Sem Estresse: Respire
por: Dalmário de Oliveira
“The breath is the fuel of sound”
O controle respiratório é o principal fator que conduz o indivíduo ao sucesso na arte de tocar qualquer instrumento de sopro. A respiração é o sustentáculo do som e, antes mesmo de começar seus estudos diários com o instrumento, o músico deve rever o processo respiratório. Isso certamente ajuda a melhorar qualquer tensão que esteja se interpondo à livre emissão do som.
Principalmente entre os iniciantes, há uma certa tendência de respirar erguendo o tórax quando, na realidade, a eficácia da respiração está no ato de se inspirar jogando o ar para baixo. O tórax só se enche quando o diafragma está totalmente esticado e os músculos intercostais já se expandiram suficientemente, o que indica que o ar já ocupou todo o espaço. Uma criança dormindo é o melhor exemplo de respiração correta.
A maior parte dos distúrbios de embocadura é, na realidade, provocada por uma respiração mal conduzida. Muitas vezes nos colocamos a repetir uma passagem e, à medida que erramos, tentamos de outro modo, seja mudando a posição dos lábios no bocal, o ataque ou pressionando o bocal contra os lábios. Tentamos tudo, menos rever a respiração.
O simples fato de errar no desempenho de um solo ou de uma passagem qualquer pode dar início a um perigoso processo de expectativa e tensão. Você erra, fica tenso porque errou, repete e erra porque está tenso, e essa tensão inibe a respiração. Após muitas tentativas, você tende a culpar sua embocadura, quando tudo seria resolvido se parasse e respirasse profundamente, tendo o cuidado de sustentar cada frase com grande volume de ar.

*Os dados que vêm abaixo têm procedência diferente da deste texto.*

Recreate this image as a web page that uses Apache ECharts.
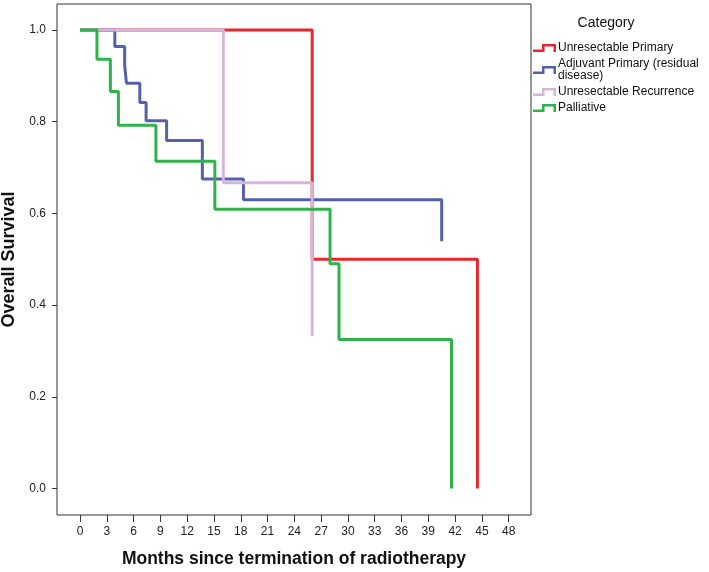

Tocar apoiando-se na coluna de ar deve se tornar um hábito. No entanto, precisamos dissociar volume de pressão. A pressão está ligada à velocidade do ar: maior pressão, maior velocidade. Já o volume diz respeito à quantidade de ar. A velocidade exagerada do ar pode provocar defasagem no som. A garganta deve estar aberta e a língua completamente relaxada. Os exercícios de nota longa servem para observar se o ar está passando livremente, sem obstáculos, entre o diafragma e a garganta. Exercitar a série harmônica partindo dos pedais ajuda a manter a garganta aberta, tendo o cuidado de se fazer a passagem de uma nota para outra sem nenhuma mudança na posição dos lábios, num processo análogo ao canto. A ideia é que, à medida em que se vai do grave para o agudo, relaxe-se a embocadura, procurando unir mais os lábios, fazendo com que a vibração se dê no centro do orifício labial e nunca pensando em pressão de qualquer natureza, uma vez que, mesmo sem querer, uma certa pressão já acontece, involuntariamente. Pensar em relaxamento na série harmônica ascendente pode eliminar, ou mesmo minimizar, a pressão labial contra o bocal.
Nem todos, é verdade, conseguem tocar percorrendo todas as regiões do instrumento com a mesma mímica facial, e isso, diga-se de passagem, não nos parece tão importante. Conhecemos muitas embocaduras “exóticas” com resultados sonoros simplesmente maravilhosos. Acontece, porém, que a tensão e a naturalidade se dão em direções opostas, isto é, ocorrem em proporções inversas.
As afirmações feitas aqui são frutos de minha própria vida como trombonista de orquestras sinfônicas. Após muitos anos, experimentei um problema que, a princípio, julguei ser cansaço muscular, e que abriu uma imensa lacuna no meu trajeto profissional, obrigando-me a renunciar a muitas oportunidades, situação que levou um longo tempo para se resolver. A tensão desencadeada devido a isso assumiu proporções tais que tocar já havia deixado de ser uma relação prazerosa e passou a ser um sacrifício. A partir do momento em que iniciei um trabalho mais intenso em relação ao processo respiratório, as coisas começaram a tomar o caminho de volta à normalidade, permitindo-me tocar de forma muito mais otimista.
O principal fator que nos libera das tensões advindas da nossa lida diária com o instrumento é, sem dúvida, estar atento, constantemente, ao processo respiratório, lembrando-se de respirar o mais plenamente possível, mesmo que seja para tocar uma nota de curta duração. Antes de dizer que sua embocadura está com problemas, veja como você esta respirando para tocar. Lembre-se de que o instrumento é de sopro e, portanto, é preciso soprar.
Dalmário de Oliveira é trombonista e professor de trombone e tuba da UFRJ.